'Problematic' Aussie executives bring unfair dismissal work to Hesketh Henry.

New Zealanders pride themselves on being different from Australians and their differences in employment legislation are bringing Kiwi firms a good line of unfair dismissal work.

Arguably the largest source of work has come from the 2001 dot-com bubble burst when several 'problematic' Australian senior executives travelled to New Zealand to terminate staff, without undergoing any formal process. "They simply informed staff of their termination and asked them to sign a deed of release. Now this was fatal since Kiwi consultation requirements for redundancy far exceed that of Australia and the most common remedy for unjustified dismissal is reinstatement, now you can just imagine how the Aussie managing director or CEO felt about that," said Hesketh Henry partner Jim Roberts.

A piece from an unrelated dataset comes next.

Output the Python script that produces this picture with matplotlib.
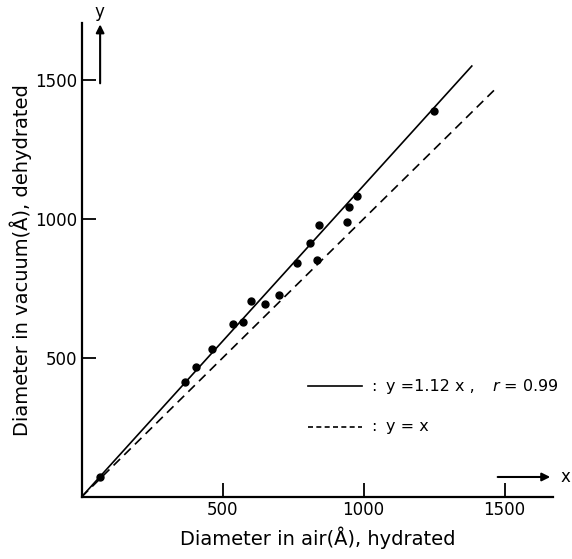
import numpy as np
import matplotlib
matplotlib.use("Agg")
import matplotlib.pyplot as plt

# measured particle diameters (Angstrom)
d_air = [65, 367, 406, 462, 538, 572, 600, 651, 699, 765, 810, 836, 842, 940, 950, 976, 1251]
d_vacuum = [72, 415, 469, 533, 622, 631, 705, 693, 727, 843, 915, 852, 978, 990, 1044, 1084, 1390]

fit_slope = 1.12
fit_r = 0.99
fit_end = 1384      # x where the fitted line stops
ident_end = 1466    # x where y = x stops
ticks = [500, 1000, 1500]

plt.rcParams['font.family'] = ['DejaVu Sans']

fig = plt.figure(figsize=(5.72, 5.59), dpi=100)
ax = fig.add_axes([0.1425, 0.1109, 0.8243, 0.848])

xf = np.array([0, fit_end])
ax.plot(xf, fit_slope * xf, color='black', lw=1.2)
xi = np.array([0, ident_end])
ax.plot(xi, xi, color='black', lw=1.2, dashes=(5.5, 3.5))
ax.plot(d_air, d_vacuum, 'o', color='black', ms=5, mec='black')

ax.set_xlim(0, 1672)
ax.set_ylim(0, 1705)
ax.set_xticks(ticks)
ax.set_yticks(ticks)
ax.tick_params(direction='in', length=10, width=1.3, labelsize=12, pad=3)
for s in ['top', 'right']:
    ax.spines[s].set_visible(False)
for s in ['left', 'bottom']:
    ax.spines[s].set_linewidth(1.6)

ax.set_xlabel('Diameter in air(Å), hydrated', fontsize=14, labelpad=5)
ax.set_ylabel('Diameter in vacuum(Å), dehydrated', fontsize=14, labelpad=2)

# axis direction arrows
ax.annotate('', xy=(66, 1710), xytext=(66, 1478), annotation_clip=False,
            arrowprops=dict(arrowstyle='-|>', color='black', lw=1.5, mutation_scale=12))
ax.text(62, 1745, 'y', ha='center', va='center', fontsize=12, clip_on=False)
ax.annotate('', xy=(1672, 72), xytext=(1466, 72), annotation_clip=False,
            arrowprops=dict(arrowstyle='-|>', color='black', lw=1.5, mutation_scale=12))
ax.text(1715, 72, 'x', ha='center', va='center', fontsize=12, clip_on=False)

# key for the two lines
ax.plot([803, 995], [399, 399], color='black', lw=1.2)
ax.plot([803, 995], [252, 252], color='black', lw=1.2, dashes=(3, 2))
ax.text(1035, 399, ':', ha='center', va='center', fontsize=11.5)
ax.text(1080, 399, 'y =%.2f x ,' % fit_slope, ha='left', va='center', fontsize=11.5)
ax.text(1693, 399, '$r$ = %.2f' % fit_r, ha='right', va='center', fontsize=11.5,
        clip_on=False)
ax.text(1035, 252, ':', ha='center', va='center', fontsize=11.5)
ax.text(1080, 252, 'y = x', ha='left', va='center', fontsize=11.5)

fig.savefig('out.png', dpi=100)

Australian senior executives and directors are common in New Zealand, and corporate boards often consist of both Kiwi and Australian directors, partly due to significant investment between the two countries.

So far Roberts has observed a new trend of Australian clients seeking advice prior to executing retrenchments. This is partly because more of them are aware of the differences in Kiwi employment law. "We are currently working on a process involving a US-headquartered company, where it has insisted that the business avoid redundancies in both Australia and New Zealand - a positive change," he said.